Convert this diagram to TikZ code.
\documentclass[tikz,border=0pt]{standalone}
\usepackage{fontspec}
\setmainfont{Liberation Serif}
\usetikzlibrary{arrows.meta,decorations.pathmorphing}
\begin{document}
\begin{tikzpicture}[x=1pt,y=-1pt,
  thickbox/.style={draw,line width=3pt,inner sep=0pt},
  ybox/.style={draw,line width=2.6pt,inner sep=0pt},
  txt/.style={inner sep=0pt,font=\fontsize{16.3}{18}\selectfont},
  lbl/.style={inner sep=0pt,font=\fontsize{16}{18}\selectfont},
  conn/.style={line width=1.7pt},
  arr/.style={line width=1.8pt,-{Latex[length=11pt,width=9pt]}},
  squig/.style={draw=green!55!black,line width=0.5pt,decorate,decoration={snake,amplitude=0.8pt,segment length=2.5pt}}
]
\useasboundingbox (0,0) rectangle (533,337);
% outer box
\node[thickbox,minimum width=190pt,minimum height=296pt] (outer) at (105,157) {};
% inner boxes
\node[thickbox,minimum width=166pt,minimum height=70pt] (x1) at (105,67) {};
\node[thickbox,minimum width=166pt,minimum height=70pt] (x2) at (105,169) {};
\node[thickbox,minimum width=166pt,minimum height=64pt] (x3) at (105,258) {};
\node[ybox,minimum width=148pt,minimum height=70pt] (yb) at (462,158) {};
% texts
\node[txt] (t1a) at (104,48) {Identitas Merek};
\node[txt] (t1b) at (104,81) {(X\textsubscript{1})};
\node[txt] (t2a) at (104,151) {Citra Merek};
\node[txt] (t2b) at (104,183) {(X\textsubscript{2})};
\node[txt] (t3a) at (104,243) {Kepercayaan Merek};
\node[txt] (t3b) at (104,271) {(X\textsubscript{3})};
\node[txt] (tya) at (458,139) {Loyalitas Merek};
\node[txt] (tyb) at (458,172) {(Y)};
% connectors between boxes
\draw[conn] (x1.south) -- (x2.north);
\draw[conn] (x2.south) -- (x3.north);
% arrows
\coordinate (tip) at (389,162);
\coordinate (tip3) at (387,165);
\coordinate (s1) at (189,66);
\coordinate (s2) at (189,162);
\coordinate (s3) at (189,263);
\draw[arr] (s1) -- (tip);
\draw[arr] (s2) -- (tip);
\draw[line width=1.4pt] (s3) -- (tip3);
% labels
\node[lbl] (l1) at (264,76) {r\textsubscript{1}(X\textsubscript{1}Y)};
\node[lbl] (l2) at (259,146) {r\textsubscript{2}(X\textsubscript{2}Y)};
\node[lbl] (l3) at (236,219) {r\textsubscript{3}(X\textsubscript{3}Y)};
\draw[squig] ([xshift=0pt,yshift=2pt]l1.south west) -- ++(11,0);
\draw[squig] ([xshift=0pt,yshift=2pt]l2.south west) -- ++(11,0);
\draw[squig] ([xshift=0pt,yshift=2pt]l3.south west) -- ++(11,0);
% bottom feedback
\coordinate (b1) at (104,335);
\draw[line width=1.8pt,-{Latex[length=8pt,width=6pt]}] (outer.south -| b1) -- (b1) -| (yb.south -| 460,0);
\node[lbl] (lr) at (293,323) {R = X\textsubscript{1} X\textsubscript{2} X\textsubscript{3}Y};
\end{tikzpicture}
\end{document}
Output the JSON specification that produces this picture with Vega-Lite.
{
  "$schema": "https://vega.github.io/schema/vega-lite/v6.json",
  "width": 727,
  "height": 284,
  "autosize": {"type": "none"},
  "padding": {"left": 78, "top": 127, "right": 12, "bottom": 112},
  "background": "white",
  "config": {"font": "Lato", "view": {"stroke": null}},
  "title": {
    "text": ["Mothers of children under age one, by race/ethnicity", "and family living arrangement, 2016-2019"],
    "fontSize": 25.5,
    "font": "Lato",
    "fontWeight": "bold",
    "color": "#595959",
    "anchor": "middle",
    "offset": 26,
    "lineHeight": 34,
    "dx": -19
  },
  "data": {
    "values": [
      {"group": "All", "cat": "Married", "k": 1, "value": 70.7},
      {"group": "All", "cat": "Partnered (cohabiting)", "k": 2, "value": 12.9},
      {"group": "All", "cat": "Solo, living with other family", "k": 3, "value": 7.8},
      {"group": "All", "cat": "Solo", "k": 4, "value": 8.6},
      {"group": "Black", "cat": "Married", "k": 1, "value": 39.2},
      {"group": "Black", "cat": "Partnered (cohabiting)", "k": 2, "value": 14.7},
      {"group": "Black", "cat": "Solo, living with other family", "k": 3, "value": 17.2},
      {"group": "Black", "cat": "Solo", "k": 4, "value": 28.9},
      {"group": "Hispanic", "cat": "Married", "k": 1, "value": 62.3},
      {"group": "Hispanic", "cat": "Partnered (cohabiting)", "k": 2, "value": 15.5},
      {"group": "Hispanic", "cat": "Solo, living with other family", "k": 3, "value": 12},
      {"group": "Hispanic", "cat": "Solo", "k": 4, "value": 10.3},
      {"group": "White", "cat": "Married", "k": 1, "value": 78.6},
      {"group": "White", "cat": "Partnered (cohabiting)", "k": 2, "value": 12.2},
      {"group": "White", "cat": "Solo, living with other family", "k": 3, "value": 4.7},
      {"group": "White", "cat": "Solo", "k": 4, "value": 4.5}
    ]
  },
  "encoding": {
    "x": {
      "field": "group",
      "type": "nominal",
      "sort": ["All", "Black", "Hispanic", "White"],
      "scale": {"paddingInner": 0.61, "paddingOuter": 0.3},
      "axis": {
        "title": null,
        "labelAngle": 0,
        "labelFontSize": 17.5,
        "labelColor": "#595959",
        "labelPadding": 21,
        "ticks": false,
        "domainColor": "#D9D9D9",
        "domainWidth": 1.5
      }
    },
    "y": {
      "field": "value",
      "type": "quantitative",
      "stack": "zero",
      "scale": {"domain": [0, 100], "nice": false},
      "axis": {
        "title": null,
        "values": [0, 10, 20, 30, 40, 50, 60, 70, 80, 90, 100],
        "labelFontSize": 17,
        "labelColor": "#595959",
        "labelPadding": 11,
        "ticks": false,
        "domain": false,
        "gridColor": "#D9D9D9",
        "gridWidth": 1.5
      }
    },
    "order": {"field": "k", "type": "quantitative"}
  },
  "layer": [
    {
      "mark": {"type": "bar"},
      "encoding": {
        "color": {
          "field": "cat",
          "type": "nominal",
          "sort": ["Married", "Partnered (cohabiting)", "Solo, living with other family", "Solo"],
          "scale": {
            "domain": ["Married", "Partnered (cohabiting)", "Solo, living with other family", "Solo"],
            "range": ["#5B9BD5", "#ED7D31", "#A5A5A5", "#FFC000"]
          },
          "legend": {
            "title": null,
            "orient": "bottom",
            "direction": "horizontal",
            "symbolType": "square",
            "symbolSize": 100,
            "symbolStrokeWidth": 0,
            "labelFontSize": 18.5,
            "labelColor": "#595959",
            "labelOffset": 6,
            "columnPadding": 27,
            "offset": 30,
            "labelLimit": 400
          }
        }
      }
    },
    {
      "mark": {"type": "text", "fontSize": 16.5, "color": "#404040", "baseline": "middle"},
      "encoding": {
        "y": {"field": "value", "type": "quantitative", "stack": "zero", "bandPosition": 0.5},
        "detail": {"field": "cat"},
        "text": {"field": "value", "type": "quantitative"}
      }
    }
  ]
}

▶ [Directive]
Write the entries again, exactly as they stand.

▶ [Written reply]
Convert this diagram to TikZ code.
\documentclass[tikz,border=0pt]{standalone}
\usepackage{fontspec}
\setmainfont{Liberation Serif}
\usetikzlibrary{arrows.meta,decorations.pathmorphing}
\begin{document}
\begin{tikzpicture}[x=1pt,y=-1pt,
  thickbox/.style={draw,line width=3pt,inner sep=0pt},
  ybox/.style={draw,line width=2.6pt,inner sep=0pt},
  txt/.style={inner sep=0pt,font=\fontsize{16.3}{18}\selectfont},
  lbl/.style={inner sep=0pt,font=\fontsize{16}{18}\selectfont},
  conn/.style={line width=1.7pt},
  arr/.style={line width=1.8pt,-{Latex[length=11pt,width=9pt]}},
  squig/.style={draw=green!55!black,line width=0.5pt,decorate,decoration={snake,amplitude=0.8pt,segment length=2.5pt}}
]
\useasboundingbox (0,0) rectangle (533,337);
% outer box
\node[thickbox,minimum width=190pt,minimum height=296pt] (outer) at (105,157) {};
% inner boxes
\node[thickbox,minimum width=166pt,minimum height=70pt] (x1) at (105,67) {};
\node[thickbox,minimum width=166pt,minimum height=70pt] (x2) at (105,169) {};
\node[thickbox,minimum width=166pt,minimum height=64pt] (x3) at (105,258) {};
\node[ybox,minimum width=148pt,minimum height=70pt] (yb) at (462,158) {};
% texts
\node[txt] (t1a) at (104,48) {Identitas Merek};
\node[txt] (t1b) at (104,81) {(X\textsubscript{1})};
\node[txt] (t2a) at (104,151) {Citra Merek};
\node[txt] (t2b) at (104,183) {(X\textsubscript{2})};
\node[txt] (t3a) at (104,243) {Kepercayaan Merek};
\node[txt] (t3b) at (104,271) {(X\textsubscript{3})};
\node[txt] (tya) at (458,139) {Loyalitas Merek};
\node[txt] (tyb) at (458,172) {(Y)};
% connectors between boxes
\draw[conn] (x1.south) -- (x2.north);
\draw[conn] (x2.south) -- (x3.north);
% arrows
\coordinate (tip) at (389,162);
\coordinate (tip3) at (387,165);
\coordinate (s1) at (189,66);
\coordinate (s2) at (189,162);
\coordinate (s3) at (189,263);
\draw[arr] (s1) -- (tip);
\draw[arr] (s2) -- (tip);
\draw[line width=1.4pt] (s3) -- (tip3);
% labels
\node[lbl] (l1) at (264,76) {r\textsubscript{1}(X\textsubscript{1}Y)};
\node[lbl] (l2) at (259,146) {r\textsubscript{2}(X\textsubscript{2}Y)};
\node[lbl] (l3) at (236,219) {r\textsubscript{3}(X\textsubscript{3}Y)};
\draw[squig] ([xshift=0pt,yshift=2pt]l1.south west) -- ++(11,0);
\draw[squig] ([xshift=0pt,yshift=2pt]l2.south west) -- ++(11,0);
\draw[squig] ([xshift=0pt,yshift=2pt]l3.south west) -- ++(11,0);
% bottom feedback
\coordinate (b1) at (104,335);
\draw[line width=1.8pt,-{Latex[length=8pt,width=6pt]}] (outer.south -| b1) -- (b1) -| (yb.south -| 460,0);
\node[lbl] (lr) at (293,323) {R = X\textsubscript{1} X\textsubscript{2} X\textsubscript{3}Y};
\end{tikzpicture}
\end{document}
Output the JSON specification that produces this picture with Vega-Lite.
{
  "$schema": "https://vega.github.io/schema/vega-lite/v6.json",
  "width": 727,
  "height": 284,
  "autosize": {"type": "none"},
  "padding": {"left": 78, "top": 127, "right": 12, "bottom": 112},
  "background": "white",
  "config": {"font": "Lato", "view": {"stroke": null}},
  "title": {
    "text": ["Mothers of children under age one, by race/ethnicity", "and family living arrangement, 2016-2019"],
    "fontSize": 25.5,
    "font": "Lato",
    "fontWeight": "bold",
    "color": "#595959",
    "anchor": "middle",
    "offset": 26,
    "lineHeight": 34,
    "dx": -19
  },
  "data": {
    "values": [
      {"group": "All", "cat": "Married", "k": 1, "value": 70.7},
      {"group": "All", "cat": "Partnered (cohabiting)", "k": 2, "value": 12.9},
      {"group": "All", "cat": "Solo, living with other family", "k": 3, "value": 7.8},
      {"group": "All", "cat": "Solo", "k": 4, "value": 8.6},
      {"group": "Black", "cat": "Married", "k": 1, "value": 39.2},
      {"group": "Black", "cat": "Partnered (cohabiting)", "k": 2, "value": 14.7},
      {"group": "Black", "cat": "Solo, living with other family", "k": 3, "value": 17.2},
      {"group": "Black", "cat": "Solo", "k": 4, "value": 28.9},
      {"group": "Hispanic", "cat": "Married", "k": 1, "value": 62.3},
      {"group": "Hispanic", "cat": "Partnered (cohabiting)", "k": 2, "value": 15.5},
      {"group": "Hispanic", "cat": "Solo, living with other family", "k": 3, "value": 12},
      {"group": "Hispanic", "cat": "Solo", "k": 4, "value": 10.3},
      {"group": "White", "cat": "Married", "k": 1, "value": 78.6},
      {"group": "White", "cat": "Partnered (cohabiting)", "k": 2, "value": 12.2},
      {"group": "White", "cat": "Solo, living with other family", "k": 3, "value": 4.7},
      {"group": "White", "cat": "Solo", "k": 4, "value": 4.5}
    ]
  },
  "encoding": {
    "x": {
      "field": "group",
      "type": "nominal",
      "sort": ["All", "Black", "Hispanic", "White"],
      "scale": {"paddingInner": 0.61, "paddingOuter": 0.3},
      "axis": {
        "title": null,
        "labelAngle": 0,
        "labelFontSize": 17.5,
        "labelColor": "#595959",
        "labelPadding": 21,
        "ticks": false,
        "domainColor": "#D9D9D9",
        "domainWidth": 1.5
      }
    },
    "y": {
      "field": "value",
      "type": "quantitative",
      "stack": "zero",
      "scale": {"domain": [0, 100], "nice": false},
      "axis": {
        "title": null,
        "values": [0, 10, 20, 30, 40, 50, 60, 70, 80, 90, 100],
        "labelFontSize": 17,
        "labelColor": "#595959",
        "labelPadding": 11,
        "ticks": false,
        "domain": false,
        "gridColor": "#D9D9D9",
        "gridWidth": 1.5
      }
    },
    "order": {"field": "k", "type": "quantitative"}
  },
  "layer": [
    {
      "mark": {"type": "bar"},
      "encoding": {
        "color": {
          "field": "cat",
          "type": "nominal",
          "sort": ["Married", "Partnered (cohabiting)", "Solo, living with other family", "Solo"],
          "scale": {
            "domain": ["Married", "Partnered (cohabiting)", "Solo, living with other family", "Solo"],
            "range": ["#5B9BD5", "#ED7D31", "#A5A5A5", "#FFC000"]
          },
          "legend": {
            "title": null,
            "orient": "bottom",
            "direction": "horizontal",
            "symbolType": "square",
            "symbolSize": 100,
            "symbolStrokeWidth": 0,
            "labelFontSize": 18.5,
            "labelColor": "#595959",
            "labelOffset": 6,
            "columnPadding": 27,
            "offset": 30,
            "labelLimit": 400
          }
        }
      }
    },
    {
      "mark": {"type": "text", "fontSize": 16.5, "color": "#404040", "baseline": "middle"},
      "encoding": {
        "y": {"field": "value", "type": "quantitative", "stack": "zero", "bandPosition": 0.5},
        "detail": {"field": "cat"},
        "text": {"field": "value", "type": "quantitative"}
      }
    }
  ]
}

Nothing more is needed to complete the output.